仲値:6.15ユーロ(3.60 ユーロ減/36.9%減)

UK RGGO(Renewable Gas Guarantees of Origin:再生可能ガス原産地証明)の指標価格:
作物:15.50~17.50ポンド、売却目安:28.50~31.00ポンド

供給拡大と需要減退でGO価格が暴落 この1週間、予想外の供給の拡大と需要の減退を受けて戻り売りが続いた結果、GO(原産地証明)価格が下落した。前回のCal 22水力電力価格は7~7.35ユーロ/MWhで取引されている。過去最高値となった前週の10/MWhから約25%下落したことになるが、 他の再生可能エネルギー電力の価格ではさらに下落幅が大きい。
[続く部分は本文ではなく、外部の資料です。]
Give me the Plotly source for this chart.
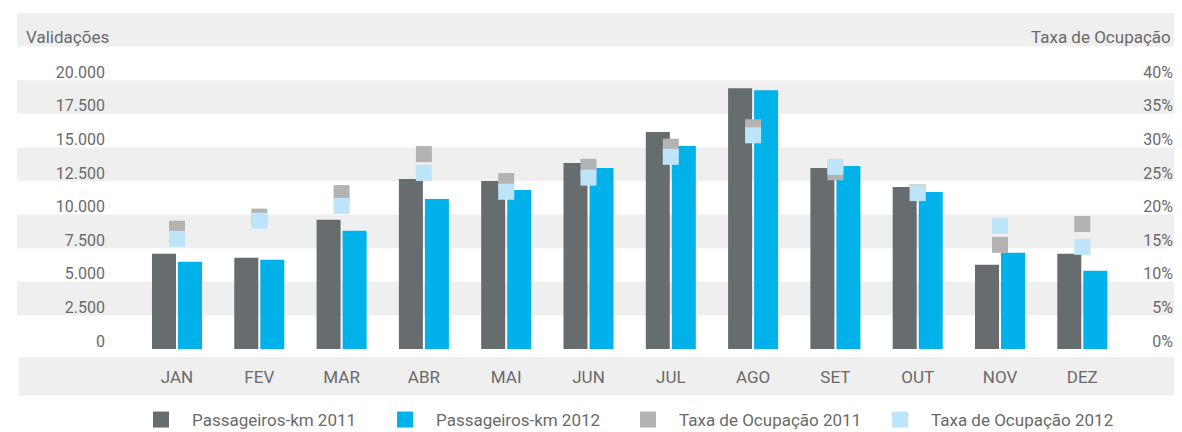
import plotly.graph_objects as go

months = ["JAN", "FEV", "MAR", "ABR", "MAI", "JUN", "JUL", "AGO", "SET", "OUT", "NOV", "DEZ"]
pkm_2011 = [7090, 6790, 9610, 12650, 12500, 13840, 16140, 19400, 13470, 12060, 6270, 7090]
pkm_2012 = [6490, 6640, 8790, 11170, 11840, 13470, 15100, 19260, 13620, 11690, 7160, 5830]
taxa_2011 = [0.179, 0.197, 0.232, 0.290, 0.250, 0.271, 0.301, 0.330, 0.263, 0.233, 0.155, 0.186]
taxa_2012 = [0.164, 0.191, 0.213, 0.262, 0.234, 0.255, 0.286, 0.318, 0.271, 0.232, 0.183, 0.152]
left_ticks = [0, 2500, 5000, 7500, 10000, 12500, 15000, 17500, 20000]
right_ticks = [0, 0.05, 0.10, 0.15, 0.20, 0.25, 0.30, 0.35, 0.40]

C_DARK = "#676c6f"
C_BLUE = "#00b1ea"
C_GREY = "#b3b3b3"
C_LBLUE = "#bde4f8"
C_BAND = "#efefef"
C_TEXT = "#6a6a6a"
FONT = "Roboto"
FS_TXT = 17
FS_NUM = 16

# the page body has an 8px margin, so the figure is drawn 8px in from the window corner
OFF = 8
W, H = 1182 - OFF, 432 - OFF
Y_TOP = 25000
STEP = 2500
R_TOP = 0.5
ZERO_Y, TOP_Y = 349.5, 13          # window pixel rows of 0 and of Y_TOP
PLOT_L, PLOT_R, PLOT_T, PLOT_B = 106, 1176, TOP_Y, 357.5   # window pixel coordinates
scale = (ZERO_Y - TOP_Y) / Y_TOP
Y_MIN = -(PLOT_B - ZERO_Y) / scale

ML = PLOT_L - OFF
MR = W - (PLOT_R - OFF)
MT = PLOT_T - OFF
MB = H - (PLOT_B - OFF)
plot_w = PLOT_R - PLOT_L
plot_h = PLOT_B - PLOT_T

CAT_PX = 82.3
FIRST_CAT_X = 177


def px_x(p):
    return (p - PLOT_L) / plot_w


def px_y(p):
    return (PLOT_B - p) / plot_h


def cont_y(p):
    return 1 - (p - OFF) / H


fig = go.Figure()
fig.add_trace(go.Bar(x=months, y=pkm_2011, name="Passageiros-km 2011",
                     marker=dict(color=C_DARK, line=dict(width=0)), showlegend=False))
fig.add_trace(go.Bar(x=months, y=pkm_2012, name="Passageiros-km 2012",
                     marker=dict(color=C_BLUE, line=dict(width=0)), showlegend=False))

# legend-only entries for the bars (square symbols like the reference)
fig.add_trace(go.Scatter(x=[None], y=[None], mode="markers", name="Passageiros-km 2011",
                         marker=dict(symbol="square", size=16, color=C_DARK), legendwidth=177))
fig.add_trace(go.Scatter(x=[None], y=[None], mode="markers", name="Passageiros-km 2012",
                         marker=dict(symbol="square", size=16, color=C_BLUE), legendwidth=176))

fig.add_trace(go.Scatter(x=months, y=taxa_2011, yaxis="y2", mode="markers",
                         name="Taxa de Ocupação 2011", legendwidth=185,
                         marker=dict(symbol="square", size=16, color=C_GREY, line=dict(width=0))))
fig.add_trace(go.Scatter(x=months, y=taxa_2012, yaxis="y2", mode="markers",
                         name="Taxa de Ocupação 2012", legendwidth=185,
                         marker=dict(symbol="square", size=16, color=C_LBLUE, line=dict(width=0))))

r0 = -(FIRST_CAT_X - PLOT_L) / CAT_PX
r1 = r0 + plot_w / CAT_PX

shapes = []
v = STEP
while v < Y_TOP:
    shapes.append(dict(type="rect", xref="paper", yref="y", x0=px_x(17), x1=px_x(1181),
                       y0=v, y1=v + STEP, fillcolor=C_BAND, line=dict(width=0), layer="below"))
    v += 2 * STEP
# band behind the month labels
shapes.append(dict(type="rect", xref="paper", yref="paper", x0=px_x(19), x1=px_x(1181),
                   y0=px_y(396), y1=px_y(357.5),
                   fillcolor=C_BAND, line=dict(width=0), layer="below"))

fig.update_layout(
    width=W, height=H,
    margin=dict(l=ML, r=MR, t=MT, b=MB, pad=0, autoexpand=False),
    paper_bgcolor="white", plot_bgcolor="rgba(0,0,0,0)",
    separators=",.",
    font=dict(family=FONT, size=FS_TXT, color=C_TEXT),
    barmode="group", bargap=0.368, bargroupgap=0.077,
    shapes=shapes,
    xaxis=dict(type="category", range=[r0, r1], showgrid=False, zeroline=False,
               showline=False, ticks="", ticklabelstandoff=8, automargin=False,
               tickfont=dict(family=FONT, size=FS_TXT, color=C_TEXT)),
    yaxis=dict(range=[Y_MIN, Y_TOP], tickvals=left_ticks, tickformat=",d",
               showgrid=False, zeroline=False, showline=False, ticks="", automargin=False,
               ticklabelposition="outside", ticklabelshift=-8,
               tickfont=dict(family=FONT, size=FS_NUM, color=C_TEXT)),
    yaxis2=dict(range=[Y_MIN / Y_TOP * R_TOP, R_TOP], overlaying="y", side="right",
                tickvals=right_ticks, automargin=False,
                tickformat=".0%", showgrid=False, zeroline=False, showline=False, ticks="",
                ticklabelposition="inside", ticklabelshift=-8,
                tickfont=dict(family=FONT, size=FS_NUM, color=C_TEXT)),
    legend=dict(orientation="h", x=px_x(130), xanchor="left",
                yref="container", y=cont_y(420), yanchor="middle",
                font=dict(family=FONT, size=FS_TXT, color=C_TEXT),
                itemwidth=52, bgcolor="rgba(0,0,0,0)", traceorder="normal"),
    annotations=[
        dict(text="Validações", xref="paper", yref="y", x=px_x(24), y=Y_TOP - STEP,
             yshift=10, xanchor="left", yanchor="middle", showarrow=False,
             font=dict(family=FONT, size=FS_TXT, color=C_TEXT)),
        dict(text="Taxa de Ocupação", xref="paper", yref="y", x=px_x(1173),
             y=Y_TOP - STEP, yshift=10, xanchor="right", yanchor="middle", showarrow=False,
             font=dict(family=FONT, size=FS_TXT, color=C_TEXT)),
    ],
)

fig.write_html("out.html")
某再生可能エネルギー企業のトップによると、Cal22水力電力の供給量は今後さらに増加する可能性があり、そうした中、売り手は事態を「回避」している。また、ある業者によると、ここ数ヵ月の価格の上昇は基本的な需給バランスよりは投機によるところが大きい。
 
ナタージュ・レプソル・レガノサが200 MW規模のグリーン水素プラントの建設計画を発表 スペインの複数のエネルギー企業が石炭火力発電所の跡地に再生可能水素の生産拠点を建設する計画を発表した。まず年間30,000トンを生産を目指す。2025年から30 MW を発電する計画だが、 プロジェクト完成後は200 MW規模に拡大される。この新プラントは、2050年までに排出のネットゼロを目指すレプソルの戦略の一環。再生可能水素はレプソルの重点領域となっている。